Just for fun, I set up a fantasy dinner party with eight guests whose names are on the list of high schools for this incoming class. I’m inviting nineteenth century botanist David Douglas, who lent his name to Oregon’s beloved Douglas fir; British philosopher Edmund Burke; Maria Carrillo, a Latina pioneer and the first woman homesteader of Old California; novelist Robert Louis Stevenson; Sir Stamford Raffles, adventurer and founder of Singapore; African American jazz composer Eubie Blake; Leonardo da Vinci, and Charlotte Amalie, seventeenth century queen of Denmark, about whom I know nothing, but hey, queen of Denmark! You come from five schools named for bishops, twelve named for saints—in both English and Spanish—but only one named for a pope: Pope John Paul II High School in Tennessee. We have students from three different high schools called Central High School, in Georgia, Missouri, and Pennsylvania. We have ten freshmen from right here in Portland and two from that other Portland, in Maine, to whom we say: Welcome to your greener, hipper doppelgänger! (Don’t try saying that fast.)

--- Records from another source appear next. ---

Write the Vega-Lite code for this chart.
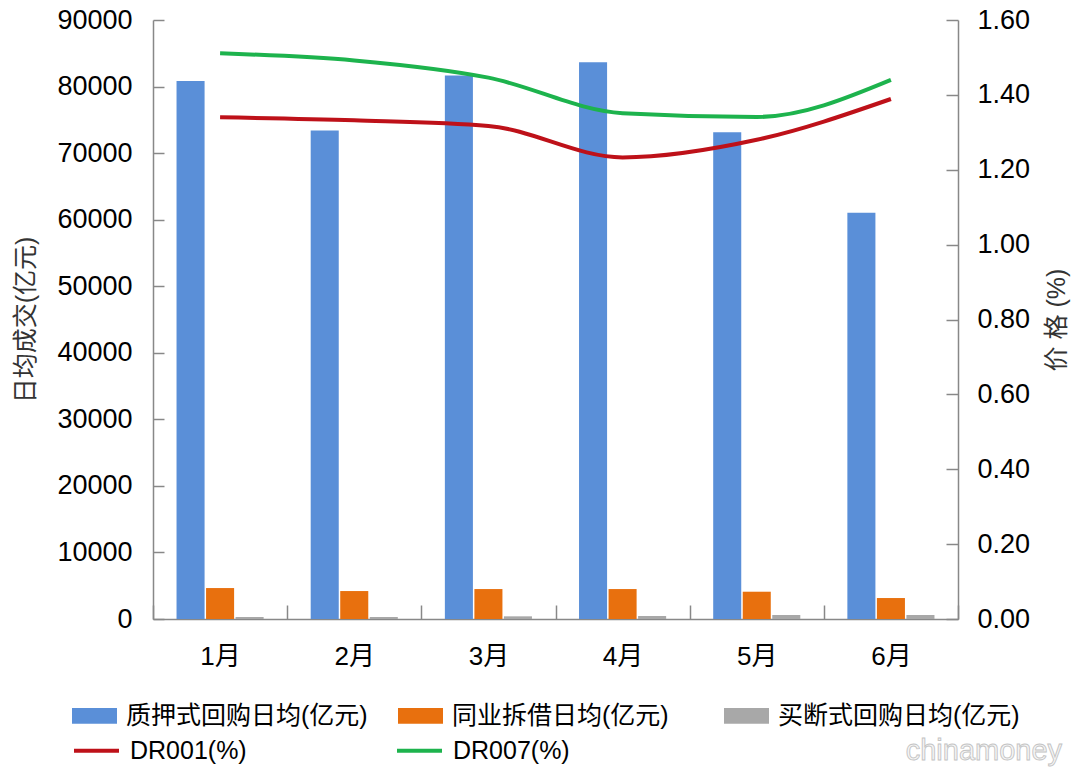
{
  "$schema": "https://vega.github.io/schema/vega-lite/v6.json",
  "width": 805,
  "height": 599,
  "autosize": "none",
  "padding": {"left": 153, "top": 20, "right": 122, "bottom": 162},
  "background": "white",
  "datasets": {
    "bars": [
      {"month": "1月", "series": "质押式回购日均(亿元)", "value": 80850},
      {"month": "1月", "series": "同业拆借日均(亿元)", "value": 4650},
      {"month": "1月", "series": "买断式回购日均(亿元)", "value": 300},
      {"month": "2月", "series": "质押式回购日均(亿元)", "value": 73400},
      {"month": "2月", "series": "同业拆借日均(亿元)", "value": 4200},
      {"month": "2月", "series": "买断式回购日均(亿元)", "value": 300},
      {"month": "3月", "series": "质押式回购日均(亿元)", "value": 81650},
      {"month": "3月", "series": "同业拆借日均(亿元)", "value": 4500},
      {"month": "3月", "series": "买断式回购日均(亿元)", "value": 400},
      {"month": "4月", "series": "质押式回购日均(亿元)", "value": 83650},
      {"month": "4月", "series": "同业拆借日均(亿元)", "value": 4500},
      {"month": "4月", "series": "买断式回购日均(亿元)", "value": 450},
      {"month": "5月", "series": "质押式回购日均(亿元)", "value": 73150},
      {"month": "5月", "series": "同业拆借日均(亿元)", "value": 4100},
      {"month": "5月", "series": "买断式回购日均(亿元)", "value": 600},
      {"month": "6月", "series": "质押式回购日均(亿元)", "value": 61050},
      {"month": "6月", "series": "同业拆借日均(亿元)", "value": 3150},
      {"month": "6月", "series": "买断式回购日均(亿元)", "value": 600}
    ],
    "lines": [
      {"month": "1月", "series": "DR001(%)", "rate": 1.340},
      {"month": "2月", "series": "DR001(%)", "rate": 1.332},
      {"month": "3月", "series": "DR001(%)", "rate": 1.317},
      {"month": "4月", "series": "DR001(%)", "rate": 1.233},
      {"month": "5月", "series": "DR001(%)", "rate": 1.280},
      {"month": "6月", "series": "DR001(%)", "rate": 1.389},
      {"month": "1月", "series": "DR007(%)", "rate": 1.511},
      {"month": "2月", "series": "DR007(%)", "rate": 1.492},
      {"month": "3月", "series": "DR007(%)", "rate": 1.446},
      {"month": "4月", "series": "DR007(%)", "rate": 1.351},
      {"month": "5月", "series": "DR007(%)", "rate": 1.341},
      {"month": "6月", "series": "DR007(%)", "rate": 1.440}
    ],
    "mark": [
      {"month": "6月", "level": -19800, "label": "chinamoney"}
    ]
  },
  "encoding": {
    "x": {
      "field": "month",
      "type": "nominal",
      "sort": null,
      "title": null,
      "scale": {"paddingInner": 0, "paddingOuter": 0},
      "axis": {
        "tickBand": "extent",
        "tickSize": -14,
        "labelPadding": 38,
        "labelAngle": 0,
        "labelFontSize": 26,
        "domainColor": "#888888",
        "tickColor": "#888888"
      }
    }
  },
  "layer": [
    {
      "data": {"name": "bars"},
      "mark": {"type": "bar"},
      "encoding": {
        "xOffset": {
          "field": "series",
          "type": "nominal",
          "sort": ["质押式回购日均(亿元)", "同业拆借日均(亿元)", "买断式回购日均(亿元)"],
          "scale": {"paddingInner": 0.05, "paddingOuter": 0.797}
        },
        "y": {
          "field": "value",
          "type": "quantitative",
          "title": "日均成交(亿元)",
          "scale": {"domain": [0, 90000], "nice": false},
          "axis": {
            "values": [0, 10000, 20000, 30000, 40000, 50000, 60000, 70000, 80000, 90000],
            "format": "d",
            "grid": false,
            "tickSize": -11,
            "labelPadding": 32,
            "labelFontSize": 27,
            "titleFontSize": 25,
            "titleFontWeight": "normal",
            "titleColor": "#333333",
            "titlePadding": 18,
            "domainColor": "#888888",
            "tickColor": "#888888"
          }
        },
        "color": {
          "field": "series",
          "type": "nominal",
          "sort": ["质押式回购日均(亿元)", "同业拆借日均(亿元)", "买断式回购日均(亿元)"],
          "scale": {
            "domain": ["质押式回购日均(亿元)", "同业拆借日均(亿元)", "买断式回购日均(亿元)"],
            "range": ["#5A8FD8", "#E8700E", "#A8A8A8"]
          },
          "legend": {
            "title": null,
            "orient": "none",
            "legendX": -81,
            "legendY": 673,
            "direction": "horizontal",
            "columns": 3,
            "gridAlign": "all",
            "columnPadding": 30,
            "symbolType": "M-1,-0.35H1V0.35H-1Z",
            "symbolSize": 2025,
            "symbolStrokeWidth": 0,
            "symbolOpacity": 1,
            "labelOffset": 9,
            "labelFontSize": 25,
            "labelLimit": 400
          }
        }
      }
    },
    {
      "data": {"name": "lines"},
      "mark": {"type": "line", "interpolate": "monotone", "strokeWidth": 4},
      "encoding": {
        "y": {
          "field": "rate",
          "type": "quantitative",
          "title": "价 格 (%)",
          "scale": {"domain": [0, 1.6], "nice": false},
          "axis": {
            "orient": "right",
            "values": [0, 0.2, 0.4, 0.6, 0.8, 1.0, 1.2, 1.4, 1.6],
            "format": ".2f",
            "grid": false,
            "tickSize": -12,
            "labelPadding": 31,
            "labelFontSize": 27,
            "titleFontSize": 25,
            "titleFontWeight": "normal",
            "titleColor": "#333333",
            "titleAngle": 270,
            "titleBaseline": "top",
            "titlePadding": 15,
            "domainColor": "#888888",
            "tickColor": "#888888"
          }
        },
        "stroke": {
          "field": "series",
          "type": "nominal",
          "scale": {
            "domain": ["DR001(%)", "DR007(%)"],
            "range": ["#BE1119", "#1DB34D"]
          },
          "legend": {
            "title": null,
            "orient": "none",
            "legendX": -81,
            "legendY": 706,
            "direction": "horizontal",
            "columns": 2,
            "gridAlign": "all",
            "columnPadding": 142,
            "symbolType": "stroke",
            "symbolSize": 2025,
            "symbolStrokeWidth": 4,
            "labelOffset": 9,
            "labelFontSize": 25
          }
        }
      }
    },
    {
      "data": {"name": "mark"},
      "mark": {
        "type": "text",
        "dx": 93,
        "fontSize": 29,
        "fill": "#f6f6f6",
        "stroke": "#c4c4c4",
        "strokeWidth": 0.9,
        "letterSpacing": 1
      },
      "encoding": {
        "y": {"field": "level", "type": "quantitative", "scale": {"domain": [0, 90000], "nice": false}, "axis": null},
        "text": {"field": "label"}
      }
    }
  ],
  "resolve": {"scale": {"y": "independent"}},
  "config": {
    "font": "Liberation Sans, Noto Sans CJK SC",
    "view": {"stroke": null},
    "axis": {"labelColor": "#000000", "domainWidth": 1.5, "tickWidth": 1.5},
    "legend": {"labelColor": "#000000", "padding": 0, "rowPadding": 14}
  }
}
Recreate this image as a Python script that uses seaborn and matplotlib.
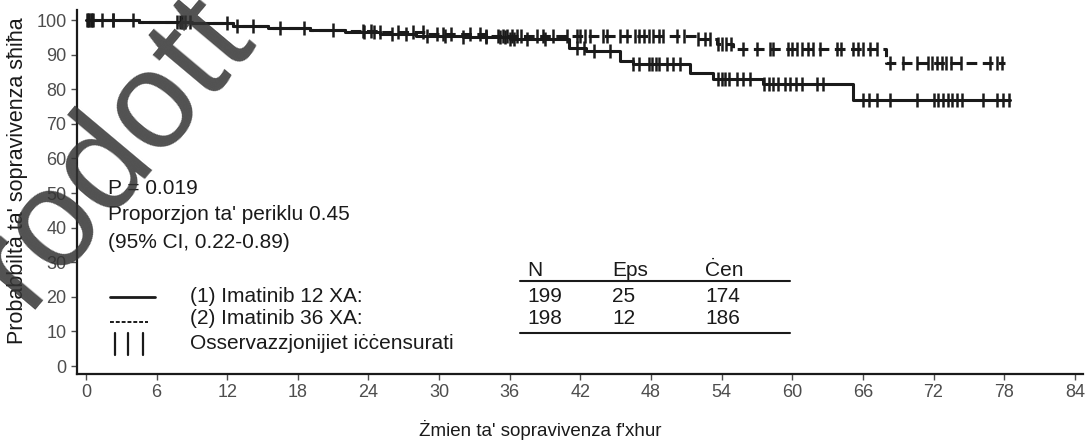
import numpy as np
import pandas as pd
import matplotlib
matplotlib.use("Agg")
import matplotlib.pyplot as plt
import seaborn as sns

# Kaplan-Meier step values (months, % surviving)
t_12 = [0, 4.5, 9, 12.5, 15.5, 19, 22, 25, 28, 32, 36, 41, 42.5, 45.4, 46.5, 51.3, 53.3, 57.5, 65.2, 78.5]
s_12 = [100, 99.5, 99, 98.4, 97.7, 97.2, 96.6, 96, 95.5, 95, 94.6, 92, 91, 88.2, 87.3, 84.7, 83, 81.5, 77, 77]

t_36 = [0, 4.5, 9, 12.5, 15.5, 19, 22, 25, 29, 34, 51.9, 53.6, 55, 68, 78.1]
s_36 = [100, 99.5, 99, 98.4, 97.7, 97.2, 96.8, 96.4, 96, 95.5, 94.5, 93, 91.6, 87.6, 87.6]

# censored observations (months)
cens_12 = [0.2, 0.4, 0.6, 1.4, 2.3, 8.0, 8.4, 12.0, 14.2, 18.5, 23.6, 24.5, 26.0, 27.2, 29.0,
           30.5, 32.0, 34.0, 35.2, 35.6, 36.0, 36.4, 37.5, 39.0, 41.7, 42.3, 43.2, 44.5, 46.5,
           47.0, 47.8, 48.1, 48.4, 48.7, 49.4, 49.9, 50.5, 53.7, 54.0, 54.3, 54.6, 55.3, 55.8,
           56.4, 57.6, 58.0, 58.4, 58.8, 59.4, 59.8, 60.3, 60.8, 62.1, 62.6, 66.0, 66.5, 67.2,
           68.3, 70.6, 72.0, 72.4, 72.8, 73.2, 73.6, 74.0, 74.4, 76.2, 77.4, 77.9, 78.4]
cens_36 = [0.1, 0.3, 0.5, 2.3, 4.0, 7.7, 8.2, 8.8, 12.8, 16.5, 21.0, 23.5, 24.2, 25.0, 26.5,
           27.8, 28.6, 29.8, 30.3, 31.0, 32.6, 33.5, 34.0, 35.0, 35.4, 35.8, 36.2, 36.6, 37.0,
           38.3, 38.8, 39.7, 40.9, 41.7, 42.0, 42.4, 42.8, 43.9, 44.3, 45.4, 46.0, 46.6, 47.0,
           47.4, 47.8, 48.2, 48.7, 49.0, 50.2, 50.8, 52.0, 52.6, 53.0, 53.7, 54.0, 54.4, 54.8,
           55.8, 57.0, 58.1, 58.4, 59.6, 60.0, 60.4, 60.8, 61.3, 61.8, 62.4, 63.8, 64.1, 65.2,
           65.6, 66.0, 66.6, 67.2, 68.3, 69.4, 70.6, 71.5, 71.9, 72.3, 72.7, 73.1, 73.5, 74.3,
           76.8, 77.4, 77.8]

table_cols = ["N", "Eps", "Ċen"]
table_rows = [["199", "25", "174"], ["198", "12", "186"]]
arm_labels = ["(1) Imatinib 12 XA:", "(2) Imatinib 36 XA:", "Osservazzjonijiet iċċensurati"]

sns.set_theme(style="ticks")
plt.rcParams["font.family"] = ["Liberation Sans", "DejaVu Sans"]

fig = plt.figure(figsize=(10.87, 4.41), dpi=100)
ax = fig.add_axes([77/1087, 1-374/441, 1006/1087, 364/441])

def step_val(times, surv, c):
    idx = np.searchsorted(times, c, side="right") - 1
    return np.array(surv)[idx]

d12 = pd.DataFrame({"t": t_12, "s": s_12})
d36 = pd.DataFrame({"t": t_36, "s": s_36})
sns.lineplot(data=d12, x="t", y="s", drawstyle="steps-post", color="#1a1a1a", lw=2.2, ax=ax,
             estimator=None, sort=False)
sns.lineplot(data=d36, x="t", y="s", drawstyle="steps-post", color="#1a1a1a", lw=2.2, ax=ax,
             estimator=None, sort=False, linestyle=(0, (3.5, 1.8)))

c12 = pd.DataFrame({"t": cens_12, "s": step_val(t_12, s_12, cens_12)})
c36 = pd.DataFrame({"t": cens_36, "s": step_val(t_36, s_36, cens_36)})
for c in (c12, c36):
    sns.scatterplot(data=c, x="t", y="s", marker="|", s=90, linewidth=1.8, color="#1a1a1a", ax=ax)

ax.set_xlim(-0.76, 84.7)
ax.set_ylim(-2.3, 102.9)
ax.set_xticks(np.arange(0, 85, 6))
ax.set_yticks(np.arange(0, 101, 10))
sns.despine(ax=ax)
for sp in ("left", "bottom"):
    ax.spines[sp].set_linewidth(1.6)
    ax.spines[sp].set_color("#1a1a1a")
ax.tick_params(labelsize=13, colors="#4d4d4d", length=4, width=1)

ax.set_xlabel("Żmien ta' sopravivenza f'xhur", fontsize=13.5, color="#1a1a1a")
ax.set_ylabel("Probabbiltà ta' sopravivenza sħiħa", fontsize=15.5, color="#1a1a1a")
ax.xaxis.set_label_coords(0.46, -0.126)
ax.yaxis.set_label_coords(-0.049, 0.53)

fs = 15
ax.text(1.87, 51.4, "P = 0.019", fontsize=fs, va="center", color="#1a1a1a")
ax.text(1.87, 43.9, "Proporzjon ta' periklu 0.45", fontsize=fs, va="center", color="#1a1a1a")
ax.text(1.87, 35.8, "(95% CI, 0.22-0.89)", fontsize=fs, va="center", color="#1a1a1a")

# legend drawn by hand
ax.plot([2.04, 5.86], [19.9, 19.9], color="#1a1a1a", lw=2)
ax.plot([2.04, 5.27], [12.7, 12.7], color="#1a1a1a", lw=1.4, linestyle=(0, (2, 1)))
for xb in (2.46, 3.57, 4.84):
    ax.plot([xb, xb], [3.2, 9.5], color="#1a1a1a", lw=1.6)
for lab, yy in zip(arm_labels, [20.2, 13.6, 6.6]):
    ax.text(8.83, yy, lab, fontsize=fs, va="center", color="#1a1a1a")

# N / Eps / Cen table
col_x = [37.46, 44.7, 52.6]
for cx, lab in zip(col_x, table_cols):
    ax.text(cx, 27.7, lab, fontsize=fs, va="center", color="#1a1a1a")
ax.plot([36.9, 59.8], [24.6, 24.6], color="#1a1a1a", lw=1.5)
for row, yy in zip(table_rows, [20.2, 13.6]):
    for cx, v in zip(col_x, row):
        ax.text(cx, yy, v, fontsize=fs, va="center", color="#1a1a1a")
ax.plot([36.9, 59.8], [9.5, 9.5], color="#1a1a1a", lw=1.5)

# watermark
fig.text(-33/1087, 1-378/441, "Prodott", fontsize=100,
         rotation=50, rotation_mode="anchor", ha="left", va="baseline",
         color="#333333", alpha=0.85)

fig.savefig("out.png", dpi=100)
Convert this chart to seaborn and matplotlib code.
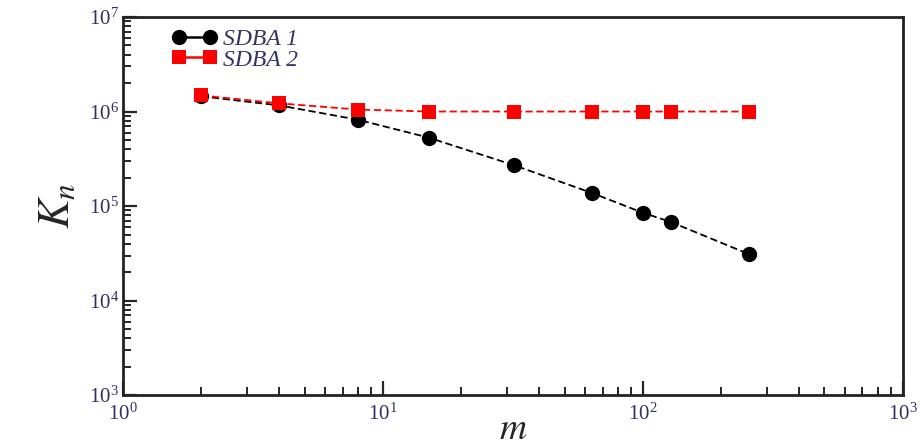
import matplotlib
matplotlib.use("Agg")
import matplotlib.pyplot as plt
import seaborn as sns
import pandas as pd
from matplotlib.lines import Line2D
from matplotlib.ticker import LogLocator, NullFormatter

m_values = [2, 4, 8, 15, 32, 64, 100, 128, 256]
sdba1 = [1.45e6, 1.16e6, 8.2e5, 5.3e5, 2.7e5, 1.37e5, 8.5e4, 6.8e4, 3.1e4]
sdba2 = [1.48e6, 1.22e6, 1.05e6, 1.0e6, 1.0e6, 1.0e6, 1.0e6, 1.0e6, 1.0e6]
labels = ["SDBA 1", "SDBA 2"]

sns.set_style("ticks")
plt.rcParams["font.family"] = ["Liberation Serif", "DejaVu Serif"]
plt.rcParams["mathtext.fontset"] = "stix"

fig = plt.figure(figsize=(9.24, 4.47), dpi=100)
ax = fig.add_axes([0.133, 0.116, 0.844, 0.846])

df1 = pd.DataFrame({"m": m_values, "K": sdba1})
df2 = pd.DataFrame({"m": m_values, "K": sdba2})

sns.lineplot(data=df1, x="m", y="K", ax=ax, color="black", marker="o",
             markersize=11, markeredgewidth=0, linestyle=(0, (4, 2)), linewidth=1.3)
sns.lineplot(data=df2, x="m", y="K", ax=ax, color="red", marker="s",
             markersize=10, markeredgewidth=0, linestyle=(0, (4, 2)), linewidth=1.3)

ax.set_xscale("log")
ax.set_yscale("log")
ax.set_xlim(1, 1000)
ax.set_ylim(1e3, 1e7)

for s in ax.spines.values():
    s.set_linewidth(2)
    s.set_color("#222222")

tick_color = "#303060"
ax.xaxis.set_major_locator(LogLocator(base=10, numticks=10))
ax.yaxis.set_major_locator(LogLocator(base=10, numticks=10))
ax.xaxis.set_minor_locator(LogLocator(base=10, subs=range(2, 10), numticks=20))
ax.yaxis.set_minor_locator(LogLocator(base=10, subs=range(2, 10), numticks=20))
ax.xaxis.set_minor_formatter(NullFormatter())
ax.yaxis.set_minor_formatter(NullFormatter())
ax.tick_params(which="major", direction="in", length=10, width=1.6,
               labelsize=15, labelcolor=tick_color, top=False, right=False, pad=3)
ax.tick_params(axis="x", which="major", pad=6)
ax.tick_params(which="minor", direction="in", length=6, width=1.4,
               top=False, right=False)

ax.set_xlabel(r"$m$", fontsize=27, labelpad=-9)
ax.set_ylabel(r"$K_n$", fontsize=32, labelpad=8)

handles = [
    Line2D([], [], color="black", marker="o", markersize=11, markeredgewidth=0,
           linestyle="-", linewidth=1.8),
    Line2D([], [], color="red", marker="s", markersize=10, markeredgewidth=0,
           linestyle="-", linewidth=1.8),
]
ax.legend(handles, labels, loc="upper left", frameon=False, numpoints=2,
          prop={"family": "Liberation Serif", "style": "italic", "size": 17},
          handlelength=1.9, handletextpad=0.25, labelspacing=-0.05,
          borderpad=0, borderaxespad=0, bbox_to_anchor=(0.063, 0.969),
          labelcolor="#333366")

fig.savefig("out.png", dpi=100)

Our transfer students come to us from Bard and Bates Colleges, Emory and Boston Universities, UC Santa Barbara, Colorado College, and Portland Community College, to name a few. We are glad you found us. We also welcome our yearlong exchange students from Sarah Lawrence College in New York, the Paris Institute of Political Studies Sciences Po, the Eberhard-Karls University of Tübingen, Germany, the Free University of Berlin, and from Great Britain, the Universities of Nottingham and East Anglia.

The freshman class is 55 percent women, 45 percent men, while the transfers are 46 percent women and 54 percent men. Among freshmen, the most common name for women this year is Katherine, with seven students in variant spellings. Next are six Hannahs, with or without the final h, five Emmas, and four each of Emily, Lauren, Leah, Madeleine, Natalie, and Nicole. For the men, Nicholas leads the way with eight freshmen, followed by five Michaels, four Maxes, and three each James and Christopher. We also have an entering Reedie with the first name Reed, and for mythological completeness, freshmen named both Zeus and Thor. The most common birthdates are March 9 and December 31, with four students each.

Thirty-two students, or ten percent of the class, are in the first generation of their families who will complete college—a wonderful milestone. Thirty percent of you identify as students of color, and six percent of you are citizens of other nations. Reed benefits from the diverse experiences, backgrounds, and points of view your each bring to our community.

I am confident that your Reed experience will positively shape the lives you are making for yourselves, and that you will also help shape Reed and each other.  We in the admission office are excited to shepherd you into the camaraderie of professors, staff, and fellow Reedies as you enter a college like no other. Welcome, and have a great time!